4. Does he pump run at one particular flow rate and close to the BEP?  

5. Are you noticing any possible looseness at the mounting feet?

6. Did you notice any unusual wear at the coupling?  and what type of coupling do you have?

Regards

Jim P

Hi Jim P

1. It does say at the top of each sepctrum the name of what it is (motor or pump) and the orientation. however if it is still not clear i can change it. 

2.we changed the motor because the DE bearing was making an audible screech, grease would make it stop for about 30-60 seconds and then it would come back. i wasn't getting any useful vibration data off it to suggest a bearing fault but we decided to replace it just to be sure. 

3. I am guessing when you say overlay you mean like a waterfall diagram. unfortunately i can't do But i can attach a spectra of when it was low.
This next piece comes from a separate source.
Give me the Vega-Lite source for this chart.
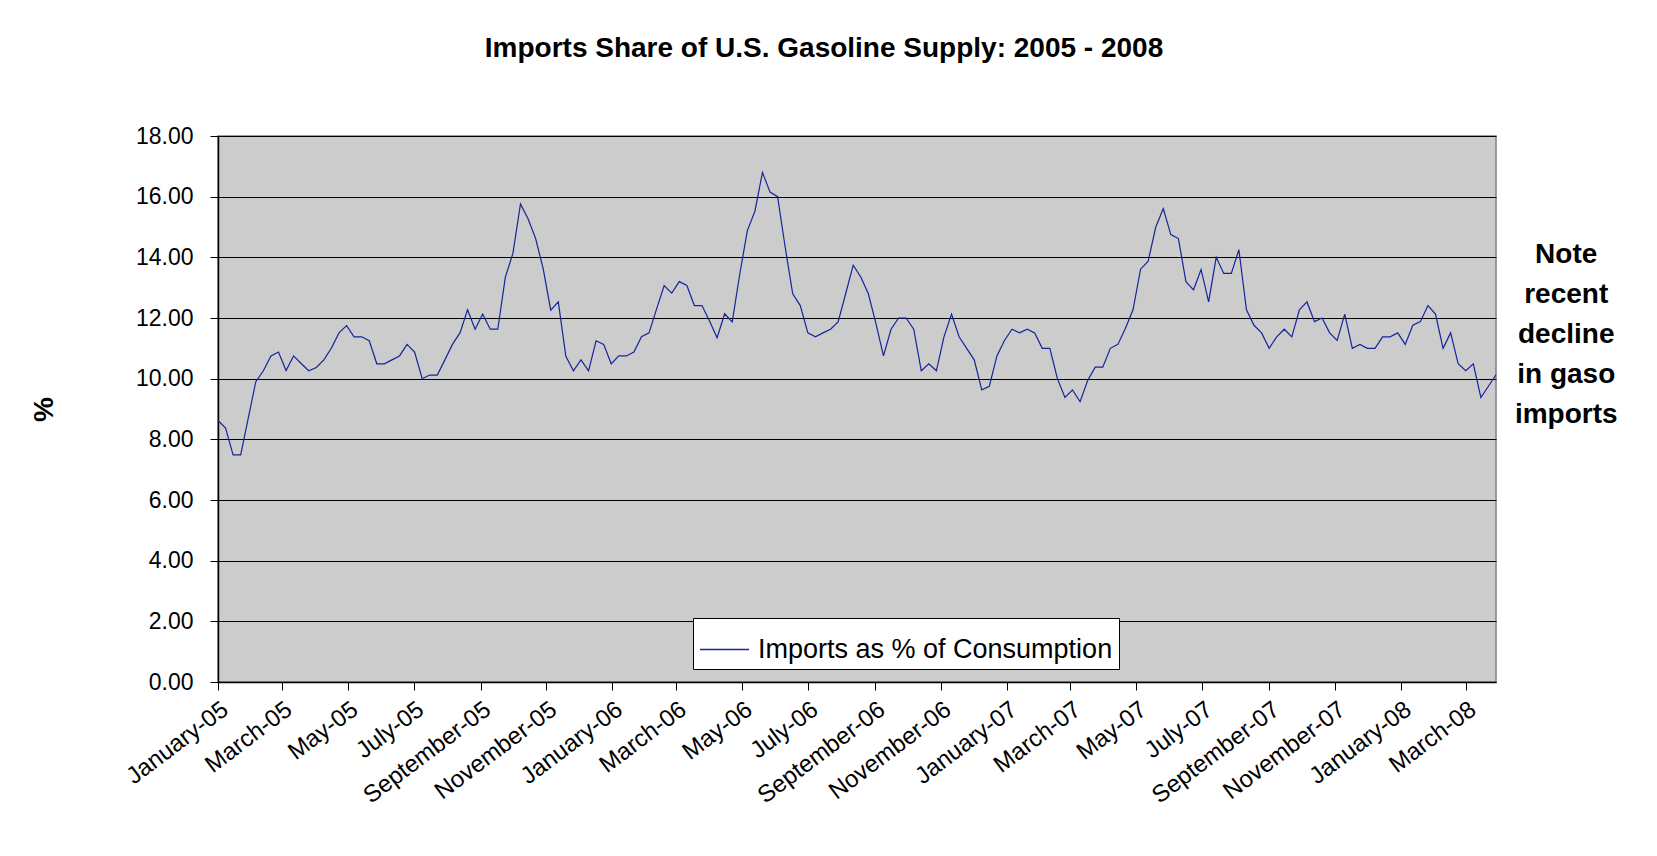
{
  "$schema": "https://vega.github.io/schema/vega-lite/v6.json",
  "width": 1278,
  "height": 546,
  "autosize": {"type": "none"},
  "padding": {"left": 218, "top": 136, "right": 161, "bottom": 174},
  "background": "white",
  "title": {"text": "Imports Share of U.S. Gasoline Supply: 2005 - 2008", "fontSize": 28, "fontWeight": "bold", "font": "Liberation Sans", "anchor": "middle", "frame": "bounds", "offset": 62, "color": "black"},
  "config": {
    "font": "Liberation Sans",
    "view": {"fill": "#CCCCCC", "stroke": "#808080", "strokeWidth": 1.5},
    "axis": {"labelColor": "black", "titleColor": "black", "domainColor": "black", "tickColor": "black", "gridColor": "black", "labelFont": "Liberation Sans", "titleFont": "Liberation Sans"},
    "legend": {"labelFont": "Liberation Sans", "labelColor": "black"}
  },
  "layer": [
    {
      "data": {
        "format": {"parse": {"d": "date:'%Y-%m-%d'"}},
        "values": [
          {"d": "2005-01-07", "v": 8.62}, {"d": "2005-01-14", "v": 8.37}, {"d": "2005-01-21", "v": 7.49}, {"d": "2005-01-28", "v": 7.49},
          {"d": "2005-02-04", "v": 8.70}, {"d": "2005-02-11", "v": 9.90}, {"d": "2005-02-18", "v": 10.26}, {"d": "2005-02-25", "v": 10.75},
          {"d": "2005-03-04", "v": 10.88}, {"d": "2005-03-11", "v": 10.27}, {"d": "2005-03-18", "v": 10.75}, {"d": "2005-03-25", "v": 10.50},
          {"d": "2005-04-01", "v": 10.26}, {"d": "2005-04-08", "v": 10.37}, {"d": "2005-04-15", "v": 10.62}, {"d": "2005-04-22", "v": 11.01},
          {"d": "2005-04-29", "v": 11.51}, {"d": "2005-05-06", "v": 11.75}, {"d": "2005-05-13", "v": 11.38}, {"d": "2005-05-20", "v": 11.38},
          {"d": "2005-05-27", "v": 11.25}, {"d": "2005-06-03", "v": 10.49}, {"d": "2005-06-10", "v": 10.49}, {"d": "2005-06-17", "v": 10.62},
          {"d": "2005-06-24", "v": 10.75}, {"d": "2005-07-01", "v": 11.13}, {"d": "2005-07-08", "v": 10.88}, {"d": "2005-07-15", "v": 10.00},
          {"d": "2005-07-22", "v": 10.12}, {"d": "2005-07-29", "v": 10.12}, {"d": "2005-08-05", "v": 10.62}, {"d": "2005-08-12", "v": 11.13},
          {"d": "2005-08-19", "v": 11.51}, {"d": "2005-08-26", "v": 12.27}, {"d": "2005-09-02", "v": 11.63}, {"d": "2005-09-09", "v": 12.13},
          {"d": "2005-09-16", "v": 11.63}, {"d": "2005-09-23", "v": 11.63}, {"d": "2005-09-30", "v": 13.35}, {"d": "2005-10-07", "v": 14.13},
          {"d": "2005-10-14", "v": 15.76}, {"d": "2005-10-21", "v": 15.27}, {"d": "2005-10-28", "v": 14.62}, {"d": "2005-11-04", "v": 13.63},
          {"d": "2005-11-11", "v": 12.26}, {"d": "2005-11-18", "v": 12.53}, {"d": "2005-11-25", "v": 10.74}, {"d": "2005-12-02", "v": 10.26},
          {"d": "2005-12-09", "v": 10.62}, {"d": "2005-12-16", "v": 10.26}, {"d": "2005-12-23", "v": 11.25}, {"d": "2005-12-30", "v": 11.13},
          {"d": "2006-01-06", "v": 10.49}, {"d": "2006-01-13", "v": 10.75}, {"d": "2006-01-20", "v": 10.75}, {"d": "2006-01-27", "v": 10.88},
          {"d": "2006-02-03", "v": 11.38}, {"d": "2006-02-10", "v": 11.51}, {"d": "2006-02-17", "v": 12.30}, {"d": "2006-02-24", "v": 13.07},
          {"d": "2006-03-03", "v": 12.82}, {"d": "2006-03-10", "v": 13.20}, {"d": "2006-03-17", "v": 13.07}, {"d": "2006-03-24", "v": 12.41},
          {"d": "2006-03-31", "v": 12.41}, {"d": "2006-04-07", "v": 11.90}, {"d": "2006-04-14", "v": 11.35}, {"d": "2006-04-21", "v": 12.14},
          {"d": "2006-04-28", "v": 11.87}, {"d": "2006-05-05", "v": 13.45}, {"d": "2006-05-12", "v": 14.88}, {"d": "2006-05-19", "v": 15.52},
          {"d": "2006-05-26", "v": 16.80}, {"d": "2006-06-02", "v": 16.15}, {"d": "2006-06-09", "v": 16.00}, {"d": "2006-06-16", "v": 14.34},
          {"d": "2006-06-23", "v": 12.80}, {"d": "2006-06-30", "v": 12.41}, {"d": "2006-07-07", "v": 11.51}, {"d": "2006-07-14", "v": 11.38},
          {"d": "2006-07-21", "v": 11.51}, {"d": "2006-07-28", "v": 11.63}, {"d": "2006-08-04", "v": 11.87}, {"d": "2006-08-11", "v": 12.80},
          {"d": "2006-08-18", "v": 13.74}, {"d": "2006-08-25", "v": 13.35}, {"d": "2006-09-01", "v": 12.80}, {"d": "2006-09-08", "v": 11.82},
          {"d": "2006-09-15", "v": 10.75}, {"d": "2006-09-22", "v": 11.63}, {"d": "2006-09-29", "v": 12.00}, {"d": "2006-10-06", "v": 12.00},
          {"d": "2006-10-13", "v": 11.63}, {"d": "2006-10-20", "v": 10.26}, {"d": "2006-10-27", "v": 10.49}, {"d": "2006-11-03", "v": 10.26},
          {"d": "2006-11-10", "v": 11.38}, {"d": "2006-11-17", "v": 12.13}, {"d": "2006-11-24", "v": 11.38}, {"d": "2006-12-01", "v": 11.00},
          {"d": "2006-12-08", "v": 10.62}, {"d": "2006-12-15", "v": 9.63}, {"d": "2006-12-22", "v": 9.75}, {"d": "2006-12-29", "v": 10.75},
          {"d": "2007-01-05", "v": 11.26}, {"d": "2007-01-12", "v": 11.63}, {"d": "2007-01-19", "v": 11.51}, {"d": "2007-01-26", "v": 11.63},
          {"d": "2007-02-02", "v": 11.51}, {"d": "2007-02-09", "v": 11.00}, {"d": "2007-02-16", "v": 11.00}, {"d": "2007-02-23", "v": 10.00},
          {"d": "2007-03-02", "v": 9.38}, {"d": "2007-03-09", "v": 9.63}, {"d": "2007-03-16", "v": 9.24}, {"d": "2007-03-23", "v": 9.94},
          {"d": "2007-03-30", "v": 10.38}, {"d": "2007-04-06", "v": 10.38}, {"d": "2007-04-13", "v": 11.00}, {"d": "2007-04-20", "v": 11.13},
          {"d": "2007-04-27", "v": 11.66}, {"d": "2007-05-04", "v": 12.27}, {"d": "2007-05-11", "v": 13.61}, {"d": "2007-05-18", "v": 13.87},
          {"d": "2007-05-25", "v": 14.99}, {"d": "2007-06-01", "v": 15.61}, {"d": "2007-06-08", "v": 14.75}, {"d": "2007-06-15", "v": 14.62},
          {"d": "2007-06-22", "v": 13.20}, {"d": "2007-06-29", "v": 12.93}, {"d": "2007-07-06", "v": 13.60}, {"d": "2007-07-13", "v": 12.53},
          {"d": "2007-07-20", "v": 14.00}, {"d": "2007-07-27", "v": 13.47}, {"d": "2007-08-03", "v": 13.47}, {"d": "2007-08-10", "v": 14.25},
          {"d": "2007-08-17", "v": 12.27}, {"d": "2007-08-24", "v": 11.76}, {"d": "2007-08-31", "v": 11.51}, {"d": "2007-09-07", "v": 11.00},
          {"d": "2007-09-14", "v": 11.38}, {"d": "2007-09-21", "v": 11.63}, {"d": "2007-09-28", "v": 11.38}, {"d": "2007-10-05", "v": 12.27},
          {"d": "2007-10-12", "v": 12.53}, {"d": "2007-10-19", "v": 11.88}, {"d": "2007-10-26", "v": 12.00}, {"d": "2007-11-02", "v": 11.51},
          {"d": "2007-11-09", "v": 11.26}, {"d": "2007-11-16", "v": 12.13}, {"d": "2007-11-23", "v": 11.00}, {"d": "2007-11-30", "v": 11.13},
          {"d": "2007-12-07", "v": 11.00}, {"d": "2007-12-14", "v": 11.00}, {"d": "2007-12-21", "v": 11.38}, {"d": "2007-12-28", "v": 11.38},
          {"d": "2008-01-04", "v": 11.51}, {"d": "2008-01-11", "v": 11.13}, {"d": "2008-01-18", "v": 11.76}, {"d": "2008-01-25", "v": 11.88},
          {"d": "2008-02-01", "v": 12.41}, {"d": "2008-02-08", "v": 12.13}, {"d": "2008-02-15", "v": 11.00}, {"d": "2008-02-22", "v": 11.51},
          {"d": "2008-02-29", "v": 10.49}, {"d": "2008-03-07", "v": 10.26}, {"d": "2008-03-14", "v": 10.49}, {"d": "2008-03-21", "v": 9.38},
          {"d": "2008-03-28", "v": 9.75}, {"d": "2008-04-04", "v": 10.13}
        ]
      },
      "mark": {"type": "line", "strokeWidth": 1.2},
      "encoding": {
        "x": {
          "field": "d", "type": "temporal",
          "scale": {"domain": [{"year": 2005, "month": 1, "date": 7}, {"year": 2008, "month": 4, "date": 4}]},
          "axis": {
            "title": null, "format": "%B-%y", "labelAngle": -37, "labelFontSize": 24, "tickSize": 8, "labelPadding": 7,
            "grid": false, "domainWidth": 1.5, "labelOverlap": false, "labelFlush": false, "labelBound": false,
            "values": [
              {"year": 2005, "month": 1, "date": 7}, {"year": 2005, "month": 3, "date": 7}, {"year": 2005, "month": 5, "date": 7},
              {"year": 2005, "month": 7, "date": 7}, {"year": 2005, "month": 9, "date": 7}, {"year": 2005, "month": 11, "date": 7},
              {"year": 2006, "month": 1, "date": 7}, {"year": 2006, "month": 3, "date": 7}, {"year": 2006, "month": 5, "date": 7},
              {"year": 2006, "month": 7, "date": 7}, {"year": 2006, "month": 9, "date": 7}, {"year": 2006, "month": 11, "date": 7},
              {"year": 2007, "month": 1, "date": 7}, {"year": 2007, "month": 3, "date": 7}, {"year": 2007, "month": 5, "date": 7},
              {"year": 2007, "month": 7, "date": 7}, {"year": 2007, "month": 9, "date": 7}, {"year": 2007, "month": 11, "date": 7},
              {"year": 2008, "month": 1, "date": 7}, {"year": 2008, "month": 3, "date": 7}
            ]
          }
        },
        "y": {
          "field": "v", "type": "quantitative",
          "scale": {"domain": [0, 18], "nice": false},
          "axis": {
            "title": "%", "values": [0, 2, 4, 6, 8, 10, 12, 14, 16, 18], "format": ".2f", "labelFontSize": 23,
            "tickSize": 8, "labelPadding": 17, "grid": true, "gridColor": "black", "gridWidth": 1, "domainWidth": 1.5,
            "titleFontSize": 28, "titleFontWeight": "bold", "titlePadding": 77
          }
        },
        "color": {
          "datum": "Imports as % of Consumption", "type": "nominal",
          "scale": {"range": ["#15259A"]},
          "legend": {
            "title": null, "orient": "none", "legendX": 475, "legendY": 482, "fillColor": "white", "strokeColor": "black",
            "padding": 6, "labelFontSize": 27, "labelOffset": 8, "labelLimit": 0, "symbolType": "stroke", "symbolSize": 2400, "symbolStrokeWidth": 1.3
          }
        }
      }
    },
    {
      "data": {
        "format": {"parse": {"d": "date:'%Y-%m-%d'"}},
        "values": [{"d": "2008-06-08", "v": 13.82, "t": "Note\nrecent\ndecline\nin gaso\nimports"}]
      },
      "mark": {"type": "text", "font": "Liberation Sans", "fontSize": 28, "fontWeight": "bold", "lineHeight": 40, "lineBreak": "\n", "align": "center", "baseline": "alphabetic", "color": "black"},
      "encoding": {
        "x": {"field": "d", "type": "temporal"},
        "y": {"field": "v", "type": "quantitative"},
        "text": {"field": "t", "type": "nominal"}
      }
    }
  ]
}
4. yes it does but im not sure if that is the pumps BEP i am guessing so but ill find out for certain.

5. no they all seem good.

6. its a spider/jaw coupling. when we changed the motor the coupling was worn so the new coupling has been installed. 

Attachments

Images (1)

That last post shows quite a bit of change since January which helps.  You don't show any HF data so it is not clear if you have rolling element bearing defects also. It certainly appears, as Irshad suggested, some looseness within the pump.  See this URL   https://www.mobiusinstitute.co...amp;sTitle=Looseness

You can have looseness transmit through the coupling but comparison between the pump and motor reading should show where the main problem lies.  As is often the case, many issues with equipment can be more than one problem.

Regards

JP

I would make a few checks before taking pump for repairs that may not be needed. Check the following:

1) Loose coupling hub on shafts

2) Shaft end-gap or coupling hub gap is too close

3) Motor and pump base (including bearing support) bolts are tight

4) Pump suction and discharge pipe supports and hangers are in good condition and not loose or impacting

5) Temperature change may affect hot alignment

Laser alignment does not necessarily mean that coupling was assembled correctly or that it hasn't loosened or that alignment has not changed!

Walt

dear 

how about axial reading for pump and how about phase measurement ???to take right decision for case you need to do full measurements like ( spectrum in three axis ( V-H-A , and one measurement for high freq like Enveloping and if we check for big  vibration problem Like  ( unbalance , looseness , misalignment ) should be do phase measurement, and prefer to displace the waveform as gs Unit 

best regards  

Walt Strong posted:

I would make a few checks before taking pump for repairs that may not be needed. Check the following:

1) Loose coupling hub on shafts

2) Shaft end-gap or coupling hub gap is too close

3) Motor and pump base (including bearing support) bolts are tight

4) Pump suction and discharge pipe supports and hangers are in good condition and not loose or impacting

5) Temperature change may affect hot alignment

Laser alignment does not necessarily mean that coupling was assembled correctly or that it hasn't loosened or that alignment has not changed!

Walt

Thanks Walt

After consulting with the company that laser aligned it, they mentioned that the had a lot of difficulty aligning it because the mounting base plate which is concreted in has broken some of the concrete, allowing excessive movement. this may be the reason why i am seeing both the increase in looseness through the asset and not just the pump. we are going to look at ways to solve this to increase the stability. many thanks for your help.